Astor Piazzolla (1921-1992)
3 Pieces for Piano Trio: "Otoño Porteña", "Oblivion", "Primavera Porteña"
August 2-3, 2006
"My main style is to have studied. If I had not, I would not be doing what I do, what I’ve done. Because
everybody thinks that to do a ‘modern tango’ is to make noise, is to make strange thoughts, and no, that’s not
true! You have to go a little deeper, and you can see that what I do is very elaborate. If I do a fugue in the
manner of Bach, it will always be ‘tanguificated’."
Astor Piazzola was born in Mar del Plata, Argentina, in 1921 to Italian parents, and raised on the
streets of New York. Piazzola is best known for making the "Tango" a classical art form. His
"new tango" (as he often referred to it) reflects the multiplicity of cultural influences with which
he came in contact as a child. He began his musical career playing the "bandoneon" - a type of
concertina - first performing classical music on the radio in New York, and later as a "tanguero"
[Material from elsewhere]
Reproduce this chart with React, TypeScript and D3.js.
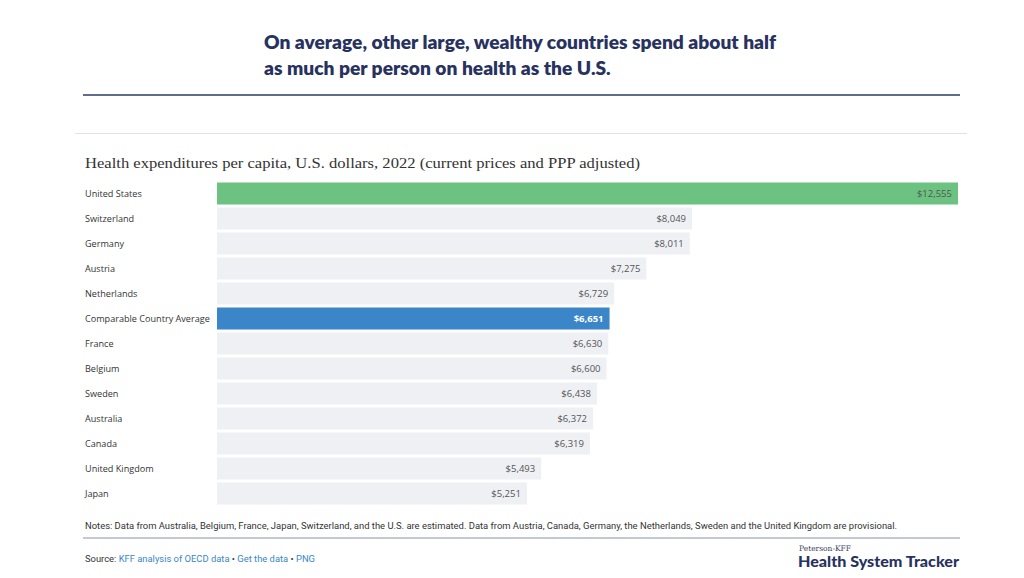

in the cabarets of Buenos Aires.
Piazzolla’s "new tango" is a sophisticated mix of the tango, jazz, and classical influences -- which
turned the world of the classical tango in a completely new direction when his first serious
compositions appeared in the 1950s. His "new tango" met, at first with resistance, offending
some purists by his adulteration of tango rhythms and introducing foreign elements into what
Argentines considered to be a near-sacred national music. Piazzolla has often been charged with
attempting to "kill" the classical tango by mixing in these foreign influences, tainting with the
outside world what was once considered "pure".
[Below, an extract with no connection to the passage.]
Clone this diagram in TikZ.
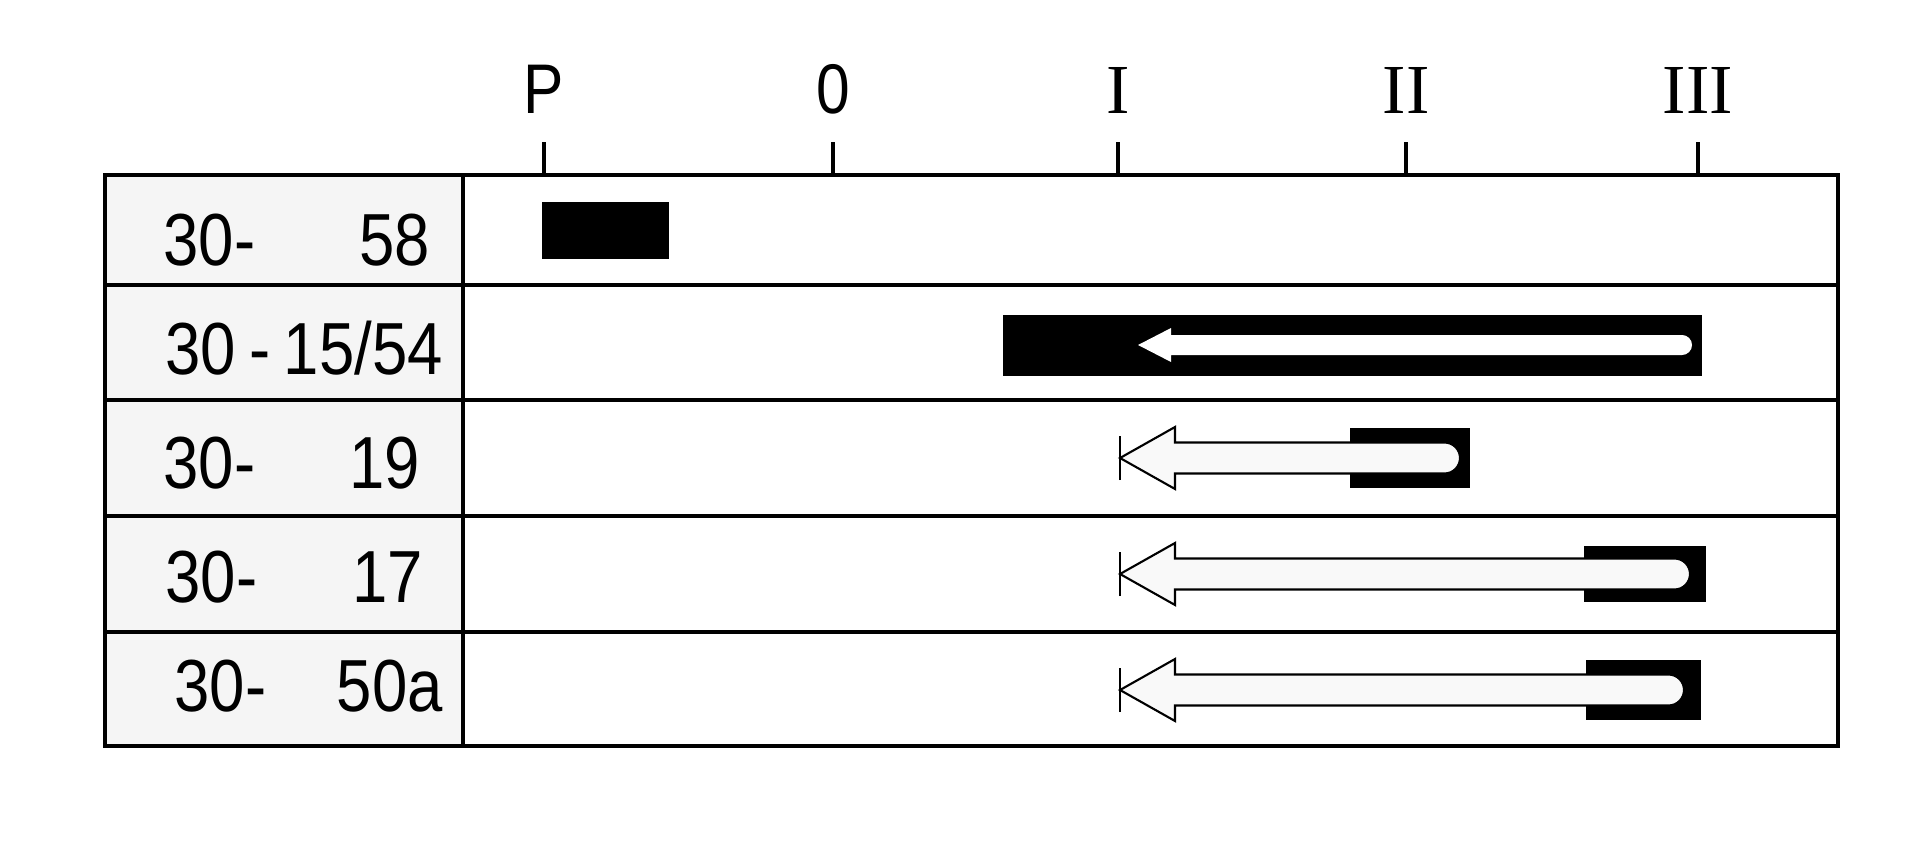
\documentclass[tikz,border=0pt]{standalone}
\usepackage{fontspec}
\setmainfont{Liberation Sans}[FakeStretch=0.86]
\newfontfamily\romfont{Liberation Serif}
\usepackage{tikz}

\begin{document}
\begin{tikzpicture}[
        frame/.style={line width=1pt},
        tick/.style={line width=1.1pt},
        scalelab/.style={anchor=base, inner sep=0pt, font=\fontsize{20}{24}\selectfont},
        rowlab/.style={anchor=base west, inner sep=0pt, text width=2.8cm, font=\fontsize{21}{24}\selectfont},
        blk/.style={fill=black},
        shaft/.style={draw=black, fill=gray!5, line width=0.6pt},
        stop/.style={line width=0.8pt}]
            \useasboundingbox (0,0) rectangle (19.2,8.51);
            % table
            \fill[gray!8] (1.05,1.05) rectangle (4.63,6.76);
            \draw[frame] (1.05,1.05) rectangle (18.38,6.76);
            \draw[frame] (4.63,1.05) -- (4.63,6.76);
            \draw[frame] (1.05,5.66) -- (18.38,5.66);
            \draw[frame] (1.05,4.51) -- (18.38,4.51);
            \draw[frame] (1.05,3.35) -- (18.38,3.35);
            \draw[frame] (1.05,2.19) -- (18.38,2.19);
            % scale
            \node[scalelab] (tP) at (5.44,7.37) {P};
            \node[scalelab] (t0) at (8.33,7.37) {0};
            \node[scalelab] (tI) at (11.18,7.37) {\romfont I};
            \node[scalelab] (tII) at (14.06,7.37) {\romfont II};
            \node[scalelab] (tIII) at (16.98,7.37) {\romfont III};
            \draw[tick] (5.44,6.76) -- (5.44,7.09);
            \draw[tick] (8.33,6.76) -- (8.33,7.09);
            \draw[tick] (11.18,6.76) -- (11.18,7.09);
            \draw[tick] (14.06,6.76) -- (14.06,7.09);
            \draw[tick] (16.98,6.76) -- (16.98,7.09);
            % row labels
            \node[rowlab, text width=2.66cm] (lab58) at (1.63,5.85) {30-\hfill 58};
            \node[rowlab, text width=2.77cm] (lab1554) at (1.65,4.77) {30\hfill-\hfill 15/54};
            \node[rowlab, text width=2.56cm] (lab19) at (1.63,3.63) {30-\hfill 19};
            \node[rowlab, text width=2.57cm] (lab17) at (1.65,2.49) {30-\hfill 17};
            \node[rowlab, text width=2.68cm] (lab50a) at (1.74,1.40) {30-\hfill 50a};
            % 30-58
            \fill[blk] (5.42,5.92) rectangle (6.69,6.49);
            % 30-15/54
            \fill[blk] (10.03,4.75) rectangle (17.02,5.36);
            \fill[white] (11.38,5.06) -- (11.71,5.23) -- (11.71,5.16) -- (16.82,5.16)
                arc[start angle=90, end angle=-90, radius=0.1] -- (11.71,4.96) -- (11.71,4.89) -- cycle;
            % 30-19
            \fill[blk] (13.50,3.63) rectangle (14.70,4.23);
            \draw[shaft] (11.20,3.93) -- (11.75,4.24) -- (11.75,4.085) -- (14.445,4.085)
                arc[start angle=90, end angle=-90, radius=0.155] -- (11.75,3.775) -- (11.75,3.62) -- cycle;
            \draw[stop] (11.20,3.71) -- (11.20,4.15);
            % 30-17
            \fill[blk] (15.84,2.49) rectangle (17.06,3.05);
            \draw[shaft] (11.20,2.77) -- (11.75,3.08) -- (11.75,2.925) -- (16.745,2.925)
                arc[start angle=90, end angle=-90, radius=0.155] -- (11.75,2.615) -- (11.75,2.46) -- cycle;
            \draw[stop] (11.20,2.55) -- (11.20,2.99);
            % 30-50a
            \fill[blk] (15.86,1.31) rectangle (17.01,1.91);
            \draw[shaft] (11.20,1.61) -- (11.75,1.92) -- (11.75,1.765) -- (16.685,1.765)
                arc[start angle=90, end angle=-90, radius=0.155] -- (11.75,1.455) -- (11.75,1.30) -- cycle;
            \draw[stop] (11.20,1.39) -- (11.20,1.83);
        \end{tikzpicture}
\end{document}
However, what Piazzolla did was to reinfuse and revitalize the tango with the passion and
primitiveness it once had and to liberate it from the stuffiness of the old fashioned drawing
rooms and ballrooms. "Presidents change, and they say nothing . . . bishops change, soccer players,
anything, but not the tango. The tango is to be kept like it is: old, boring, always the same, repeated."
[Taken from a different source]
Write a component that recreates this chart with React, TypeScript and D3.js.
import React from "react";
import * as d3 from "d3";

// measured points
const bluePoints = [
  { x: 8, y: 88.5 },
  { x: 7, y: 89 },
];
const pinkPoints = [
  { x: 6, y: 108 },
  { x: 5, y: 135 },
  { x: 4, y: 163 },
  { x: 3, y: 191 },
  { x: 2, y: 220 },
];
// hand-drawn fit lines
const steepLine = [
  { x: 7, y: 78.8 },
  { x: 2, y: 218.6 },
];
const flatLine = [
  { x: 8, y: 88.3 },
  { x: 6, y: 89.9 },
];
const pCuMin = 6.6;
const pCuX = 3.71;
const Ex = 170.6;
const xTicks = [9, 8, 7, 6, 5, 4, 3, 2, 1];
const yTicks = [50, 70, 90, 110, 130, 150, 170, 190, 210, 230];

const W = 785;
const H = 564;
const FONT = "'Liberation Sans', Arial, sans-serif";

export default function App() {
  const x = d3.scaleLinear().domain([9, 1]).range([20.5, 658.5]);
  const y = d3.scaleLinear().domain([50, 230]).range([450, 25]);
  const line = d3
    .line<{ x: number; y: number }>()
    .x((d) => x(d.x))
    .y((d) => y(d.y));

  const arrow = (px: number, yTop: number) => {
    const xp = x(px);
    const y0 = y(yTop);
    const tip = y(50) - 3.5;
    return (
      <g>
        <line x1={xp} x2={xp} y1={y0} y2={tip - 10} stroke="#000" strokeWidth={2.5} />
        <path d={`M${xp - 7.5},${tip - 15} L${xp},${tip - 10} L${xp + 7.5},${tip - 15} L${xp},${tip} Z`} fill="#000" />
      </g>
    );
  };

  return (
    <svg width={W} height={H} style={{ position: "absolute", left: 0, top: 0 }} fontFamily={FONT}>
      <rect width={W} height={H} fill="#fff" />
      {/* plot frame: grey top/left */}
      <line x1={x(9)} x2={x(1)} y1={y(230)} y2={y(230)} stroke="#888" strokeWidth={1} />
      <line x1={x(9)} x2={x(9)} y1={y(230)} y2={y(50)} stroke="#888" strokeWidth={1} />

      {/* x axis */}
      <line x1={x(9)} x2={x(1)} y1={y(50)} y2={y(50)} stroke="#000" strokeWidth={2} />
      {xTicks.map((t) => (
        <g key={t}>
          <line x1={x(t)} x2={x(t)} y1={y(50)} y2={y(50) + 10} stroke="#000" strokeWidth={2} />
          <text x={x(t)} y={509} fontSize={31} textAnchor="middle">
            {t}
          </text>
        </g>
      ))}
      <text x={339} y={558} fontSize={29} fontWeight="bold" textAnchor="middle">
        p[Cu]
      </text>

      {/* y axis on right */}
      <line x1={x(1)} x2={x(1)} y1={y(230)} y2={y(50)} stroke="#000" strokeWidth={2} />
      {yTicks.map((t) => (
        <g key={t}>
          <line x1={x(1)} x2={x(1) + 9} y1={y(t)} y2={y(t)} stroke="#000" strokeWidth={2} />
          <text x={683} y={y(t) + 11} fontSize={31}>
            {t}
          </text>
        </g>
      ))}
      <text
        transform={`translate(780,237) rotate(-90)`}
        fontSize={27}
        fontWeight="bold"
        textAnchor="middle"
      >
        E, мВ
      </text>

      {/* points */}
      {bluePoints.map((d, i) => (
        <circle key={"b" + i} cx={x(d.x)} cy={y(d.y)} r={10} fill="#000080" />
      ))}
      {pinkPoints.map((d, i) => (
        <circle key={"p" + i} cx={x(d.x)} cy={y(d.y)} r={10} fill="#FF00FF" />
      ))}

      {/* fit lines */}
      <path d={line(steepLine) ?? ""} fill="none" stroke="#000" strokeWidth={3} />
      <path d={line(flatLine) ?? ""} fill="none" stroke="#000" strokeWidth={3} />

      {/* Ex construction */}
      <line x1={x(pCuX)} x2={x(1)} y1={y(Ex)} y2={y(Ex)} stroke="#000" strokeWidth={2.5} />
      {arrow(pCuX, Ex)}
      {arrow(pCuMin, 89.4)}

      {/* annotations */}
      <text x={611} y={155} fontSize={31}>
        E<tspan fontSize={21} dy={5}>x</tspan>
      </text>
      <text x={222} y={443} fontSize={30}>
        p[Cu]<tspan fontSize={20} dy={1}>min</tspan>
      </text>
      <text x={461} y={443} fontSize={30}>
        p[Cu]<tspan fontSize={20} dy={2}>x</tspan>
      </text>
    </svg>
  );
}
Such limitations forced him to re-examine the once stately and powerful tango, then to reinvent,
change and redefine it. At the urging of pianist Arthur Rubinstein - to whom the young Piazzolla
had shown one of his early compositions - he began to study with the Argentine composer
Albert Ginastera, eventually winning, in 1954, a French scholarship to study with Nadia Boulanger
in Paris. It was Boulanger who guided Piazzolla back to his Argentinean roots and the tango:
"When I met her, I showed her my kilos of symphonies and sonatas. She started to read them and suddenly
came out with a horrible sentence: ‘It’s very well written.’ After a long while, she said: ‘Here you are like
Stravinsky, like Bartok, like Ravel, but you know what happens? I can’t find Piazzolla in this.’ I was very
ashamed to tell her that I was a bandoneon player, [but] finally I confessed and she asked me to play some
bars of a tango of my own. Suddenly she opened her eyes, took my hand and told me: "You idiot, that’s
Piazzolla!". And I took all the music I composed, ten years of my life, and sent it to hell in two seconds."
After his studies with Boulanger, Piazzolla returned to Buenos Aires and began to perform his
new music, the "Nuevo Tango" with his own ensembles - using new combinations of instruments,
reworking the traditional tango rhythms and song forms, introducing such rogue elements as the
cello and electric guitar, and eliminating the vocalists and dancers which were typically part of
the traditional tango performance.
Although Piazzolla’s Nuevo Tango was highly criticized (the military junta condemned it as too
avant-garde) Piazzolla’s new sound found an enthusiastic audience among young Argentines. The
enthusiasm soon spread to the rest of the world with Piazzolla’s recordings and concert appearances
in Europe in the 1970s and ‘80s. His vision and love of the simple tango has breathed life back into the genre, winning new adherents for tango music amongst classical and popular audiences
alike. Piazzolla died in Buenos Aires in 1992 at the age of 71.
The 3 Pieces for Piano Trio are individual tangos arranged by Josi Bragato, originally for The Ahn Trio.